Not having at least one "good" (before jump on the use of this word, please read next paragraph after carefully reading this one) baseline takes the legs out from under this project. The argument that any use of any variation or extension or adaptation of ESAPI is at least designed for/based on a proven stable definitive solution goes away. The basic argument in my neck of the woods against using OWASP documents and tools in general is that customers don't ask for them, and the basic explanation of why customers don't ask for them is that the perception is they are all just kind of fun science experiments with perhaps little bits of helpful things here and there, but that's it. Not trying to be harsh or mean, I have had this feedback nearly verbatim many times, and there were those earlier emails on this list saying that it's important to listen to feedback.

So, adoption is really based on perception, not technical merit. Technical stuff can always be fixed, can always add another function or some such. The business (no-technical) stuff can't, can't make someone like something or someone. This toolkit is so specialized, this is WAY more specialized that even OpenSSL which keeps being mentioned, there is never going to be the same uptake as some generic library or widget, holding it to that sort of a measure is a standard that's not achievable. I wrote earlier, you guys aren't realizing how much magic there is in what you've got so far.
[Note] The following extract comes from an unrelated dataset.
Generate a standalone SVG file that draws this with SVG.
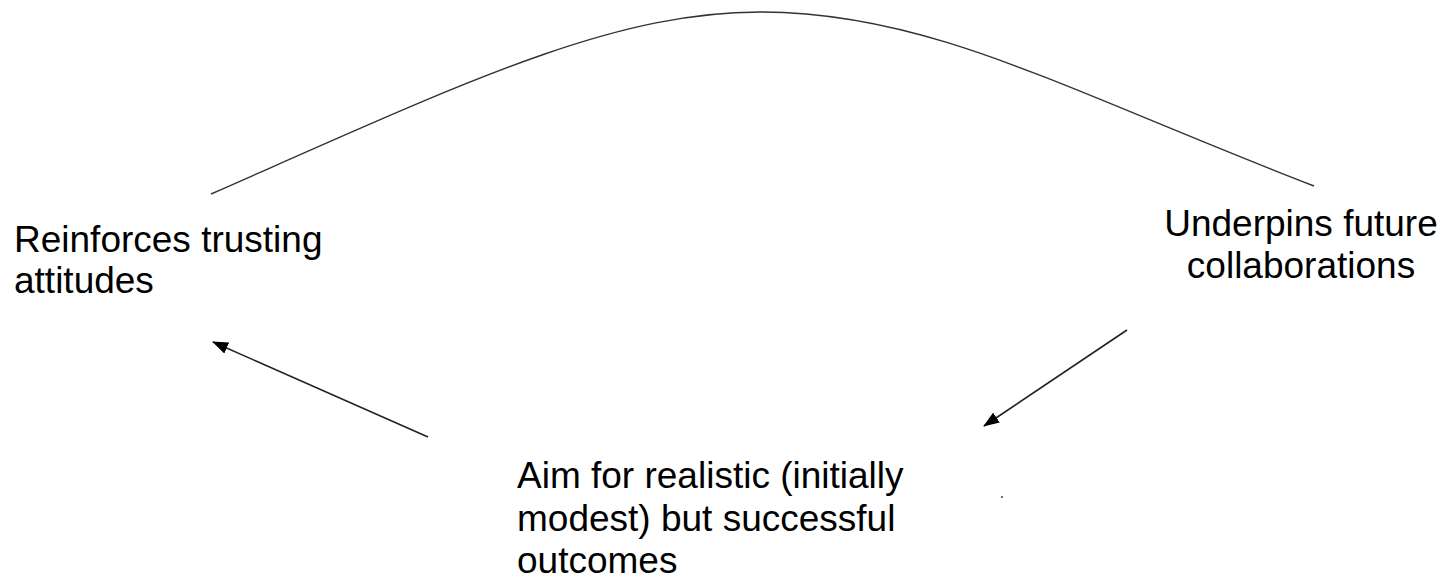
<svg xmlns="http://www.w3.org/2000/svg" width="1447" height="582" viewBox="0 0 1447 582">
  <style>
    .lbl { font-family: "Liberation Sans", Arial, sans-serif; font-size: 37px; fill: #000; }
    .conn { fill: none; stroke: #222; stroke-width: 1.6; }
    .arc { fill: none; stroke: #333; stroke-width: 1.4; }
  </style>
  <defs>
    <marker id="arrow" viewBox="0 0 16 12" refX="15" refY="6" markerWidth="16" markerHeight="12" markerUnits="userSpaceOnUse" orient="auto">
      <path d="M0,0 L16,6 L0,12 Z" fill="#000"/>
    </marker>
  </defs>
  <rect width="1447" height="582" fill="#fff"/>
  <g id="connectors">
    <path class="arc" d="M211,194 C461,84 610,12 760,12 C930,12 1064,89.5 1314,186"/>
    <line class="conn" x1="428" y1="437" x2="213" y2="342" marker-end="url(#arrow)"/>
    <line class="conn" x1="1127" y1="330" x2="984" y2="426" marker-end="url(#arrow)"/>
  </g>
  <g id="node-reinforces">
    <text class="lbl" x="14" y="252">Reinforces trusting</text>
    <text class="lbl" x="14" y="293">attitudes</text>
  </g>
  <g id="node-underpins">
    <text class="lbl" x="1301" y="236" text-anchor="middle">Underpins future</text>
    <text class="lbl" x="1301" y="278" text-anchor="middle">collaborations</text>
  </g>
  <g id="node-aim">
    <text class="lbl" x="517" y="488">Aim for realistic (initially</text>
    <text class="lbl" x="517" y="531">modest) but successful</text>
    <text class="lbl" x="517" y="573">outcomes</text>
  </g>
  <circle cx="1002" cy="497" r="1" fill="#444"/>
</svg>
The current Java should be a 5.x release or something, not exaggerating too terribly much. In my mind, so what if it's not super-pretty for example from a generic design patterns point of view. The goal of ESAPI is to help guard against data spills by making it as easy as possible on the developer. Most of the "problems" that I see on the lists are with ESAPI are due to lack of instruction, of written down knowledge that can be transferred. A lot of the more detailed problems talked about on this list, most new adopters won't hit those for quite some time, if ever. When to use it. How to plan for its use. How to roll it out. How to select combinations of controls to target a level of assurance. What combinations of platforms will it work on. On and on. Commercial products have ideas of "supported configurations", where only usages according to their documentation are supported by the company. Do that here and I guarantee that (1)any immediate problems will be found faster than they are now, and (2)problems will taper off dramatically.